By this time Lauren and her husband had made enough to buy in the near-in suburbs, and the one they chose was one of the wealthiest in the state, populated as it was by high-tech refugees from the city who like Lauren had gotten tired of the shabbiness, the trash, the increasing crime, and the homeless.  Diversity was taking its toll.  The Salvadoran gangs had expanded their turf, the ghetto was nastier than ever and spilling beyond its perimeter, and pockets of questionable Islamic 'faith' were more and more disturbing.

'This is my kind of diversity', Lauren said months after they had settled into the suburbs and their daughter was enrolled in the public school nearby.  Her class was well over half Chinese-American, children of tiger moms, mathematician fathers, Old World grandmothers, all with a work- and success-ethic bar none; the other half conservative white scholars, linguists, and investors.  
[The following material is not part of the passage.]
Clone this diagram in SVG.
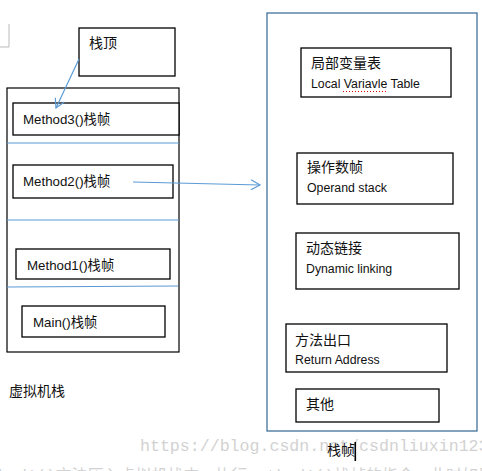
<svg xmlns="http://www.w3.org/2000/svg" width="482" height="471" viewBox="0 0 482 471">
<style>
.box{fill:#fff;stroke:#000;stroke-width:1.3}
.t{font-family:"Liberation Sans","Noto Sans CJK SC",sans-serif;fill:#111}
.m{font-size:13.3px}
.c{font-size:14px}
.e{font-size:12.3px}
.blue{stroke:#5b9bd5;stroke-width:1.2;fill:none}
.wm{font-family:"Liberation Mono","Noto Sans CJK SC",monospace;fill:#d2d2d2}
</style>
<defs>
<marker id="arr" markerWidth="12" markerHeight="12" refX="10" refY="6" orient="auto" markerUnits="userSpaceOnUse">
<path d="M1,1 L10,6 L1,11" fill="none" stroke="#5b9bd5" stroke-width="1.2"/>
</marker>
</defs>
<rect width="482" height="471" fill="#fff"/>
<path d="M9,24 V47 H0" fill="none" stroke="#bbb" stroke-width="1"/>

<g id="watermark">
<text class="wm" x="140" y="451" font-size="16.6">https://blog.csdn.net/csdnliuxin123</text>
<text class="wm" x="-2" y="481" font-size="16">hod1()方法压入虚拟机栈中，执行method1()栈帧的指令，此时如果接着</text>
</g>

<g id="stack">
<rect x="7" y="88" width="172" height="264" fill="none" stroke="#000" stroke-width="1.2"/>
</g>
<g id="stacktop">
<rect class="box" x="79" y="28" width="96" height="48"/>
<text class="t c" x="89" y="48">栈顶</text>
</g>
<g id="method3">
<rect class="box" x="13" y="103" width="166" height="32"/>
<text class="t m" x="23" y="124">Method3()栈帧</text>
</g>
<g id="method2">
<rect class="box" x="13" y="165" width="160" height="33"/>
<text class="t m" x="23" y="186">Method2()栈帧</text>
</g>
<g id="method1">
<rect class="box" x="16" y="249" width="154" height="30"/>
<text class="t m" x="27" y="270">Method1()栈帧</text>
</g>
<g id="main">
<rect class="box" x="22" y="306" width="143" height="31"/>
<text class="t m" x="33" y="327">Main()栈帧</text>
</g>
<g id="separators">
<line class="blue" x1="7" y1="143" x2="179" y2="143"/>
<line class="blue" x1="7" y1="220" x2="179" y2="220"/>
<line class="blue" x1="7" y1="287" x2="178" y2="286"/>
</g>
<g id="vmstack-label">
<text class="t c" x="9" y="396">虚拟机栈</text>
</g>

<g id="frame">
<rect x="267" y="13" width="210" height="418" fill="none" stroke="#41719c" stroke-width="1.3"/>
</g>
<g id="localvars">
<rect class="box" x="301" y="48" width="150" height="49"/>
<text class="t c" x="311" y="68">局部变量表</text>
<text class="t e" x="311" y="88">Local Variavle Table</text>
<line x1="343" y1="91.5" x2="388" y2="91.5" stroke="#d00" stroke-width="1" stroke-dasharray="1 2"/>
</g>
<g id="operand">
<rect class="box" x="297" y="153" width="156" height="51"/>
<text class="t c" x="307" y="172">操作数帧</text>
<text class="t e" x="307" y="192">Operand stack</text>
</g>
<g id="dynlink">
<rect class="box" x="296" y="233" width="163" height="56"/>
<text class="t c" x="306" y="253">动态链接</text>
<text class="t e" x="306" y="273">Dynamic linking</text>
</g>
<g id="retaddr">
<rect class="box" x="286" y="324" width="161" height="48"/>
<text class="t c" x="295" y="345">方法出口</text>
<text class="t e" x="295" y="364">Return Address</text>
</g>
<g id="other">
<rect class="box" x="296" y="389" width="143" height="33"/>
<text class="t c" x="306" y="409">其他</text>
</g>
<g id="frame-label">
<text class="t c" x="327" y="455">栈帧</text>
<rect x="354.5" y="442" width="1.6" height="19" fill="#000"/>
</g>

<g id="connectors">
<line class="blue" x1="79" y1="59" x2="56" y2="108" marker-end="url(#arr)"/>
<line class="blue" x1="133" y1="182" x2="260" y2="185" marker-end="url(#arr)"/>
</g>
</svg>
Let’s face it.  We like to be around our own kind.  Very few upper middle class white professionals are living anywhere near Anacostia, DC's deep inner city ghetto.  Gen X newcomers to the city live for a time with poor black families, but they know full well that it is only a matter of time before they are priced out and the neighborhood will become homogeneous again, but this time majority white professionals.

New York progressives like to look at diversity not live it.  They are content to dip into an ethnic neighborhood or two for dim sum and tamales and then return to the Upper West Side.

Everyone sticks together – white people, black people, gay people, professionals, wealthy people; and there is no reason to disrupt this natural, millennia-old tendency of likes to group with likes. There is no demonstrable advantage, profit, or gain from socio-cultural integration.  Too much has been made of sharing experiences of unlike people – encouraging the white, wealthy residents of one ward to look into the city's dysfunctional black ones.   

Lauren and her husband took to the suburbs like ducks to water.  Finally they were home, among their own kind, discussing AI, Kant, Kandinsky, and Shakespeare.  Now that was diversity.